布でサンプルを作る前の段階で、紙のサンプルをつくるんです。3Dのモデリングソフトで形を作って、展開図にして紙にプリントアウトして、それを切って貼り合わせて、おおよその形とサイズ感を検討します。これだとすぐにできて何度もやりなおせるから、1㎝単位の修正も、布のサンプルよりも圧倒的に変更が楽です。
―すごくユニークなアプローチですね。羽地さんの頭のなかのイメージが、形になっていく過程が見えるような気がします。
「こだわりを持って納得のいくものをひとつずつ作りたい」
―ところで、どうしてここに工房を置こうと思ったんですか? 京都でも建築物好きには有名なレトロ物件だそうですね。
せっかく京都に工房を構えるなら、ものすごく現代的なところか、京都らしい味のあるところか、どちらかに振り切ったところにしたいと思っていたんです。そうしたら、偶然この物件に空きがあって、イメージにぴったりだったので選びました。
―シンプルだけれど存在感のあるところが、製品のイメージにも通じる気がします。ブランドロゴにも共通する印象がありますね。
文字は、もっともシンプルかつ美しいヘルベチカというフォントを使っていて、文字の太さはウルトラライトというサイズを選びました。Aの横棒など、省いても文字が認識できるものは省いて簡略化しています。
マークはアルファベットのMをモチーフにして、山やテントをイメージした形になっています。三角形は、3本の線だけで構成されている、平面のなかで一番シンプルで、なおかつ最も安定した形でもあるんですよね。ミニマルなもので最大限の力を発揮するというミニマライトのコンセプトに合うと思い、三角形をシンボルに選びました。

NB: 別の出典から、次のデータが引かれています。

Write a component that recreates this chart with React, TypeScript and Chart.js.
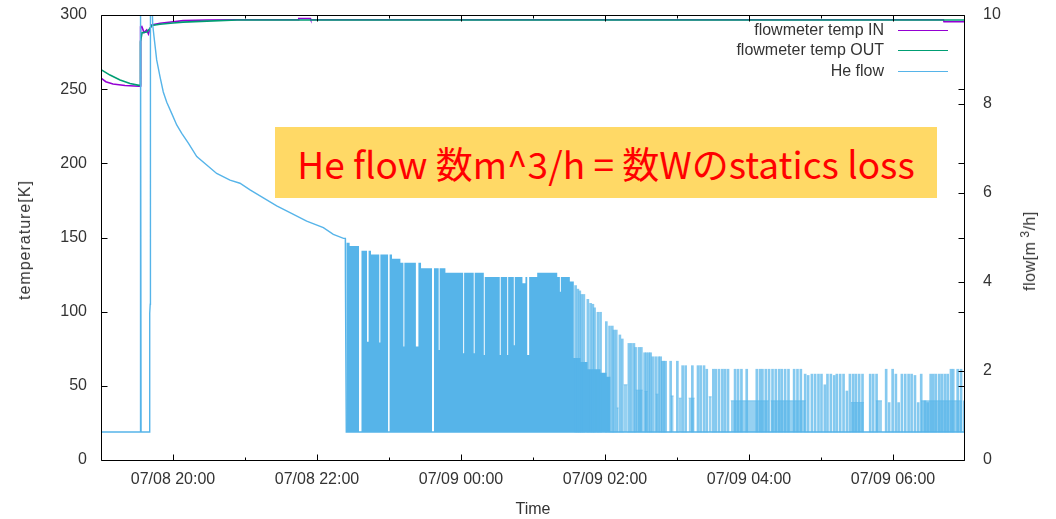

ほかにも意味があって、僕の名前に羽がつくから、ちょっと羽のようにも見えるというのと、ミニマライトの「light」には、軽いという意味と照明の意味もありますよね。見方によっては、ライトと光に見えませんか? ちょっと後付けっぽいのもありますけどね。
―なるほど! いろいろな意味が込められてるんですね。すべてにこだわりを感じます。
最後になりましたが、これからやりたいことや作りたいものなど、今後の展望を聞かせてください。
山を歩くことと物を作ることが好きなので、作りたいものはいくらでもあるんですが、カテゴリを増やしたいとかシリーズ化したいという発想はあまりなくて、自分が納得のいくものを、長く使ってもらえるものを、ひとつひとつ増やしていけたらいいなと思っています。
製品作り以外にも、大文字山(だいもんじやま)の地図に載っていないトレイルを案内するイベントなどもやっているので、そういった場を通じて、山の楽しさやULのよさなども知ってもらえたらいいと思っています。
羽地 慎吾(はねじ しんご)
1981年生まれ。沖縄県出身。琉球大学、桑沢デザイン研究所を卒業後、東京のプロダクトデザイン事務所、関西の掃除道具メーカーの企画デザイン職を経て”MINIMALIGHT(ミニマライト )”を立ち上げる。 「最低限の要素から、最大限の軽さと使いやすさを引き出す」をコンセプトとし、京都を拠点にアウトドアプロダクトをデザインしている。 また全国のアウトドアガレージブランドが一堂に会する「KYOTO HIKERS’S GRER PARTY」や、京都の地図に載っていないトレイルを案内する「kuh(KYOTO URAYAMA HIKING)」も開催している。